Red timber cabins on a working fishing pier, Skottinden rising behind the harbour, and inside: clean Scandinavian minimalism with full kitchens, dishwashers, and flat-screen TVs. Solsiden Brygge sits on Ballstad's sunniest stretch of waterfront, tucked between two active fish processing plants. You smell salt and occasionally dried cod. That's Lofoten.
The property runs 30 units ranging from designer suites to three-bedroom Nordland houses. For stays of more than one night, book one of the rorbu apartments with a full kitchen. Cooking in Lofoten saves a fortune, and the kitchens here are properly equipped, not the token hotplate-and-kettle setup you get at some rorbuer.
The rooms
Ask for a sea view or marina view unit. In winter, you can watch the northern lights from your balcony without pulling on boots. Some of the multi-level cabins have steep internal stairs, so if mobility is a concern, request a single-level unit when booking. The staff have a habit of bumping guests to larger units when occupancy allows. Don't count on it, but it happens often enough to be worth noting.
Eating at Solsiden
The on-site restaurant, Solsiden Lofoten, runs two separate menus under one roof: a seafood kitchen doing fresh local fish and a stone-oven Neapolitan pizza operation. The seafood is the stronger option. The pizza gives you something cheaper and faster on nights you don't want a full dinner. The restaurant fills up in summer and on weekends, and walk-ins get turned away. Check Sunday hours before you go, as the schedule has been shorter on Sundays in past seasons.
Himmel og Havn, also on the Solsiden Brygge premises, is a more casual café in a converted 1986 fish processing building. Different vibe, eclectic interiors, good for lunch or a lighter meal.
The real dining story in Ballstad, though, is the neighbourhood. Lofoten Food Studio is about a five-minute walk from your cabin. It runs a high-end tasting menu experience built around local ingredients, and getting a table takes advance planning. If you're booking Solsiden partly because you want to eat at Lofoten Food Studio without driving, that's a legitimate reason to choose this property.
The grounds
The path from the parking lot to the cabins is loose pebble. Wheeled luggage is a pain, so carry your bags or pack light. The wood-fired hot tub and sauna you'll see in the photos are paid rentals, not included amenities, so factor that in before you book.
Boat rentals, fishing gear, and guided trips all go through reception, and the dock is right there.
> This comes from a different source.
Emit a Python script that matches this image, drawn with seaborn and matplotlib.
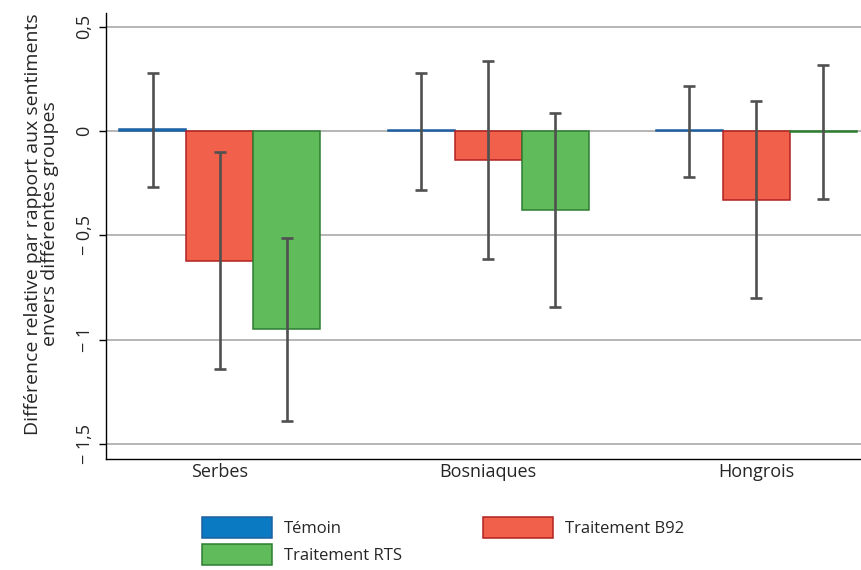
import numpy as np
import pandas as pd
import matplotlib.pyplot as plt
import seaborn as sb
from matplotlib.patches import Patch

# data
groupes = ["Serbes", "Bosniaques", "Hongrois"]
conditions = ["Témoin", "Traitement B92", "Traitement RTS"]
temoin = [0.01, 0.003, 0.003]
b92 = [-0.62, -0.14, -0.33]
rts = [-0.95, -0.38, -0.005]
# confidence intervals (low, high)
temoin_ci = [(-0.27, 0.28), (-0.28, 0.28), (-0.22, 0.215)]
b92_ci = [(-1.14, -0.10), (-0.615, 0.335), (-0.80, 0.143)]
rts_ci = [(-1.39, -0.51), (-0.843, 0.085), (-0.327, 0.315)]

faces = ["#0A7BC2", "#F0604A", "#60BC5A"]
edges = ["#1F5FA0", "#B22222", "#2E7D32"]

df = pd.DataFrame({
    "groupe": groupes * 3,
    "condition": np.repeat(conditions, 3),
    "valeur": temoin + b92 + rts,
})
cis = [temoin_ci, b92_ci, rts_ci]

sb.set_style("white")
plt.rcParams["font.family"] = ["Open Sans", "DejaVu Sans"]

fig = plt.figure(figsize=(8.62, 5.70), dpi=100)
ax = fig.add_axes([0.123, 0.195, 0.877, 0.782])

sb.barplot(data=df, x="groupe", y="valeur", hue="condition", hue_order=conditions,
           palette=faces, errorbar=None, width=0.75, saturation=1, legend=False, ax=ax)

for cont, ec, ci in zip(ax.containers, edges, cis):
    xs, lo, hi = [], [], []
    for bar, (l, h) in zip(cont, ci):
        bar.set_edgecolor(ec)
        bar.set_linewidth(1.1)
        xs.append(bar.get_x() + bar.get_width() / 2)
        lo.append(l)
        hi.append(h)
    mid = [(l + h) / 2 for l, h in zip(lo, hi)]
    half = [(h - l) / 2 for l, h in zip(lo, hi)]
    ax.errorbar(xs, mid, yerr=half, fmt="none", ecolor="#505050",
                elinewidth=1.9, capsize=4.3, capthick=1.9, zorder=5)

ax.set_xlim(-0.425, 2.395)
ax.set_ylim(-1.57, 0.565)
ax.set_yticks([0.5, 0, -0.5, -1, -1.5])
ax.set_yticklabels(["0,5", "0", "\u2212 0,5", "\u2212 1", "\u2212 1,5"],
                   rotation=90, va="center", fontsize=13)
ax.tick_params(axis="y", direction="out", length=5, width=1, color="black", pad=4, left=True)
ax.tick_params(axis="x", length=0, labelsize=13, pad=3)
ax.yaxis.grid(True, color="#B0B0B0", linewidth=1.3)
ax.set_axisbelow(True)
for s in ["top", "right"]:
    ax.spines[s].set_visible(False)
for s in ["left", "bottom"]:
    ax.spines[s].set_color("black")
    ax.spines[s].set_linewidth(1.0)
ax.set_xlabel("")
ax.set_ylabel("Différence relative par rapport aux sentiments\nenvers différentes groupes",
              fontsize=14, linespacing=0.95, labelpad=12)
ax.yaxis.label.set_y(0.527)

handles = [Patch(facecolor=f, edgecolor=e, linewidth=1.1) for f, e in zip(faces, edges)]
order = [0, 2, 1]
fig.legend([handles[i] for i in order], [conditions[i] for i in order],
           loc="upper center", bbox_to_anchor=(0.514, 0.12),
           ncol=2, frameon=False, fontsize=12, handlelength=4.2, handleheight=1.6,
           columnspacing=4.85, handletextpad=0.7, labelspacing=0.35)

fig.savefig("out.png", dpi=100)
Getting here and getting around
Ballstad is a quiet fishing village roughly in the middle of the Lofoten archipelago, which makes it a good base for day trips in both directions. Å and the western end are about an hour's drive. Svolvær is roughly the same in the other direction. You need a car. Buses run but are too infrequent to rely on. Leknes Airport is 10 to 15 minutes away, and that's where you pick up a rental, unless you're driving in from Evenes or Bodø. Free parking on site.
Alternatives in the area
There are two accommodation alternatives you should consider in Ballstad, Hattvika Lodge is the other, about five minutes down the road. It's a smaller, owner-operated place with hillside cabins that look out over the harbour. The big difference is FANGST, Hattvika's on-site restaurant, which runs seasonal tasting menus built around whatever the boats bring in that day. Hattvika costs more, feels more personal, and has a stronger food programme. Solsiden gives you a bigger, better-equipped apartment at a lower price point, with more dining options within walking distance.
Nusfjord Arctic Resort is 30 minutes south on Flakstadøya. The entire village is a curated destination: restored 19th-century rorbuer, a spa, multiple restaurants including a pizza place carved into a cave, and year-round operation. Nusfjord has the strongest overall food and activity programme of any rorbu property in Lofoten, but the cabins are smaller and it's more of a resort experience than an independent base.
Pick Solsiden if you want a well-equipped apartment at a fair price, the flexibility to cook your own meals, and walking-distance access to Ballstad's restaurant scene, including Lofoten Food Studio. Pick Hattvika for a more boutique, personal-service experience with standout on-site dining. Pick Nusfjord if you want everything arranged for you in one photogenic village.